Solomon Moshe was only 4 years old when Hitler's armies invaded his home country of Greece.
He recalls spending his childhood fleeing from house to house with his mother — never having friends, never having a home, and constantly seeing the fear in his mother's eyes.
Before long, 60,000 Greek Jews would be murdered in World War II, nearly 80% of the country's Jewish population. Moshe moved to Israel in 1956 to try to start a new life.
On Monday, May 2, 2016, Moshe got to celebrate becoming a bar mitzvah, finally, at the ripe old age of 79.
For Jewish people, the bar and bat mitzvah ceremonies are incredibly important.
Typically occurring around the age of 13, the ceremonies are holy events for friends, family, and communities that mark a coming of age in Jewish culture and a confirmation of faith. There's also usually a big party.
This week, 50 people, including Moshe, traveled to Israel to celebrate their bar and bat mitzvot. All of them are in their 70s and 80s.

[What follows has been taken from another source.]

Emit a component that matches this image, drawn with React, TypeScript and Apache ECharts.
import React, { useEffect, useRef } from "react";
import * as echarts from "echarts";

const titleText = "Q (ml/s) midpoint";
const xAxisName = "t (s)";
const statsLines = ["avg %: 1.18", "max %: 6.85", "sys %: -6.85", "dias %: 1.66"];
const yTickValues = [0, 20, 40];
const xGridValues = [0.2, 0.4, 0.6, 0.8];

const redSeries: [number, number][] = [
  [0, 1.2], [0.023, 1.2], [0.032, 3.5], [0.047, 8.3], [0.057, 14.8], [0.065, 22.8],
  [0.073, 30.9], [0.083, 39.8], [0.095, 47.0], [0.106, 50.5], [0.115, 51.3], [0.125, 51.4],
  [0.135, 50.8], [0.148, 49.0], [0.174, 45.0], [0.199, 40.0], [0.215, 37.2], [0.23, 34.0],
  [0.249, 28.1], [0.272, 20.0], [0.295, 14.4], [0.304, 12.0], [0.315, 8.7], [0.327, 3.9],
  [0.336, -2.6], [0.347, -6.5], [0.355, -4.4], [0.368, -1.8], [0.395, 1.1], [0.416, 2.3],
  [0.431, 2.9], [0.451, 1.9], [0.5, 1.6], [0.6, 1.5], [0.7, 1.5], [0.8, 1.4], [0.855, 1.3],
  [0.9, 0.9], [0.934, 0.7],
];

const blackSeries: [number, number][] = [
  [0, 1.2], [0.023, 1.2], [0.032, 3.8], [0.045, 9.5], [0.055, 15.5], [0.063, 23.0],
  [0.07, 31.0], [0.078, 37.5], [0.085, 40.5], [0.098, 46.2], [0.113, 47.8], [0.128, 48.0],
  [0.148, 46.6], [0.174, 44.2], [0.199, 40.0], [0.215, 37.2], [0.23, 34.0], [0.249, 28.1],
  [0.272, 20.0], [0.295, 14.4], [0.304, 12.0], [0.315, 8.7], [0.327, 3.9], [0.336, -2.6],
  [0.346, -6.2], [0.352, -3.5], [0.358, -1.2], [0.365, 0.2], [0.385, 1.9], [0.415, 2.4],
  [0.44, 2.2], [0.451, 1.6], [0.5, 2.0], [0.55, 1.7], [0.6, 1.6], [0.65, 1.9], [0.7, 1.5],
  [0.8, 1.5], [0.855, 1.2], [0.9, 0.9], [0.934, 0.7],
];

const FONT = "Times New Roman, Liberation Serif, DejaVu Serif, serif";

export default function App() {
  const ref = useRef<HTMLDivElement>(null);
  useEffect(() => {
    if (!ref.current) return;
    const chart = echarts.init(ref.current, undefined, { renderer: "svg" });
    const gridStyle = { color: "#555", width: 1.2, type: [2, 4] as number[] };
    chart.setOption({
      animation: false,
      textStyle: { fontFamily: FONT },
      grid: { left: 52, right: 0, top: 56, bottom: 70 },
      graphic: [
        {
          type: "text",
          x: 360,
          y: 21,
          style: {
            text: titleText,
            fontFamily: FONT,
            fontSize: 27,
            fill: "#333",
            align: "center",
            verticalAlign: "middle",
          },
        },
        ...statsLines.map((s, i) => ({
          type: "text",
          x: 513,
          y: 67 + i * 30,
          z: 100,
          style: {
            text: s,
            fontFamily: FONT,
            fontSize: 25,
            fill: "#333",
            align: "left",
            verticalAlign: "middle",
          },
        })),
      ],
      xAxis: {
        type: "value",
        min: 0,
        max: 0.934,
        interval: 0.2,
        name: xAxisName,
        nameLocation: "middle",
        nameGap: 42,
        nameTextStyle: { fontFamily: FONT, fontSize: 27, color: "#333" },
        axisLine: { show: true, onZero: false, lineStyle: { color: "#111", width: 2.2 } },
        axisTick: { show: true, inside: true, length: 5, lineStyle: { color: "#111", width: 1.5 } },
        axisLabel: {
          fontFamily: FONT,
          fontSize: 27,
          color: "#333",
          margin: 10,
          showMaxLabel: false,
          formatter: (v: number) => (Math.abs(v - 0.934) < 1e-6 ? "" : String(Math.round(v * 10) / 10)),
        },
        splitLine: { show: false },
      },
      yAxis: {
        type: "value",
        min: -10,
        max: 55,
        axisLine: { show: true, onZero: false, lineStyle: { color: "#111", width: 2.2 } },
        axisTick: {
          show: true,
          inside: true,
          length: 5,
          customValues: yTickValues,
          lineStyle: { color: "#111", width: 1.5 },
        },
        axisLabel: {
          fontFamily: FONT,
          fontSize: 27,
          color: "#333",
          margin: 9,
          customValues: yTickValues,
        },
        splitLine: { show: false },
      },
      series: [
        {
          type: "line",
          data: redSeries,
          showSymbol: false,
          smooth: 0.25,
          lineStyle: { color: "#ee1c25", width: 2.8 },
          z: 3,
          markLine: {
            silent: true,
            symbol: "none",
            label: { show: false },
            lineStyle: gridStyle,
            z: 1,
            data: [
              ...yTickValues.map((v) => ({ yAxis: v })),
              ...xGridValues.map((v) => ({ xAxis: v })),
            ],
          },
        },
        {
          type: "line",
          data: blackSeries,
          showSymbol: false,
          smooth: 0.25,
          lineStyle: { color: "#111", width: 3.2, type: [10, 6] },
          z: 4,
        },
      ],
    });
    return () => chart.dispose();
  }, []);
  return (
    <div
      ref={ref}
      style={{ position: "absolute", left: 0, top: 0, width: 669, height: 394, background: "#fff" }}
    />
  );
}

All of them are Holocaust survivors.
To be born in Europe in the 1930s meant being born into a world turned upside down. Adolf Hitler's Nazi party invaded or occupied over a dozen countries and systematically murdered an unfathomable number of people, including 6 million Jews.
Even those who survived the horror of the Holocaust had their lives taken from them in other ways — from childhoods tainted by memories of fear and despair to families permanently torn apart.
The survivors were invited to host their ceremonies at the Western Wall in Jerusalem — one of Judaism's holiest sites — by the Israeli government.
They wrapped themselves in talits (Jewish prayer shawls) and affixed tefilin (small leather boxes containing sections of the Torah) strapped to their foreheads and arms.
They recited special prayers and read holy passages, all two days before Yom HaShoah, Israel's Holocaust Remembrance Day.
As they left, Israeli soldiers gathered to pay their respects.
"I am not embarrassed to say that I was moved to tears," recalls Moshe. "Soldiers were saluting us like we were heroes."
It's impossible to set right the wrongs of World War II.
Millions were killed, and those who survived still feel the effects of the war today. A coming-of-age ritual might seem like a small gesture, but it's a deeply significant one.
During the war, being Jewish was a crime punishable by death. Millions of families had to hide and suppress their faith for fear of being persecuted and sent away.
For these survivors, being able to become a bar or bat mitzvah now isn't just a gesture of kindness or a ceremony of faith. It's an act of healing.